The cost of remedial work to correct the defective design plus the aquarium’s loss of revenue while the remedial work was in progress ran to some R14 million.

The trust sued for damages to recover its financial loss, citing as defendants all the professional advisers who had been involved in the project – the engineering consultant, the project manager, the supplier of the waterproof material, the builder, and the contractor who had installed the waterproof lining.

The trust, as the operator of the aquarium, claimed that all these parties had been negligent in advising the use of, and in actually applying unsuitable waterproofing material in the construction of the aquarium, and that such negligence was the cause of the R14 million financial loss that the trust had suffered.

THE TRUST WAS FORMED ONLY AFTER THE ORIGINAL AGREEMENTS WERE ENTERED INTO
The two original investors in the aquarium project had entered into a joint venture agreement in 1993 to investigate the feasibility of developing and constructing an aquarium.

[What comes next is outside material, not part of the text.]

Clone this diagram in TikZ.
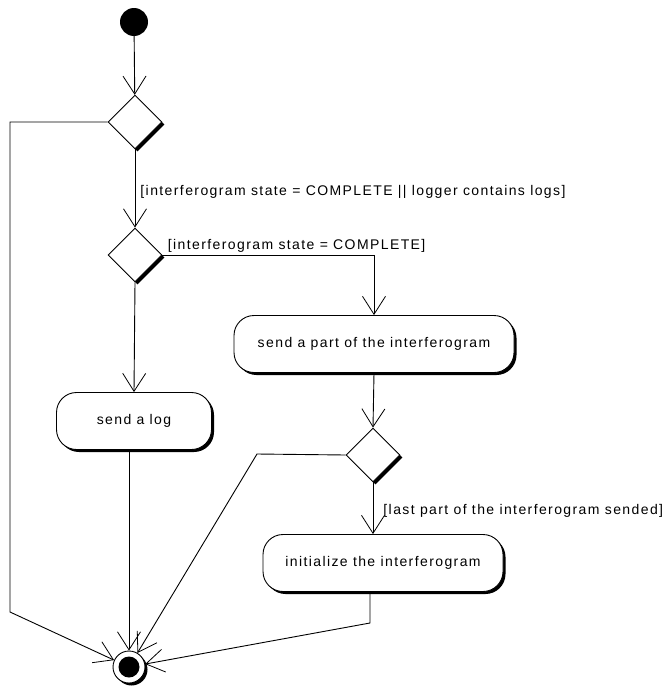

At that time, they envisaged that a trust would, in due course, be formed to operate the aquarium. The critical decisions – which later turned out to have been negligent – regarding the design and construction of the aquarium were taken in this first phase.
The difficulty that later came to light was that the trust (which, as operator of the aquarium was the party who eventually suffered the financial loss) was itself only formed in July 1994.
 
The issue before the court was whether the trust was legally entitled to recover damages for financial loss which had been caused by negligent decisions taken by consultants and builders at a time when the trust itself was not even in existence.
 
Counsel for the trust argued that it was always envisaged by the joint venture that the aquarium would in due course be operated by a trust that would be formed at a later stage, and that all the consultants to and builders of the aquarium were aware of this, and knew that if their designs and advice turned out to be negligent, the trust would suffer financial loss.

The court refused to accept this argument, saying that to impose legal liability for negligence in such circumstances would require an extension of the established legal boundaries of liability for negligence, and that the court was not willing to extend the law in this regard.

The court pointed out that, even before the trust was formed, the contracts between the parties in question could have been drafted so as to extend legal benefits (by way of clauses imposing liability for negligence) to the trust, and that these contrac­tual benefits could then have been accepted by the trust after it came into existence.

Moreover, said the court, those contractual provisions could have been made retrospectively applicable to actions and decisions that had occurred before the trust came into existence.

The court pointed out that "vulnerability to risk" is an important factor for a court to bear in mind in deciding whether to extend the established boundaries of legal liability for negligence.

Where – as in the present case – the party who had suffered the financial loss could have avoided the legal risk of that loss by appropriate stipula­tions in a contract with the other parties, there was no reason for a court to stretch legal principles "to rescue a plaintiff who was in the position to avoid the risk of harm by contractual means but who failed to do so".

The court therefore dismissed the trust's claim for damages, caused by negligence, against the professional consultants and the builder of the aquarium.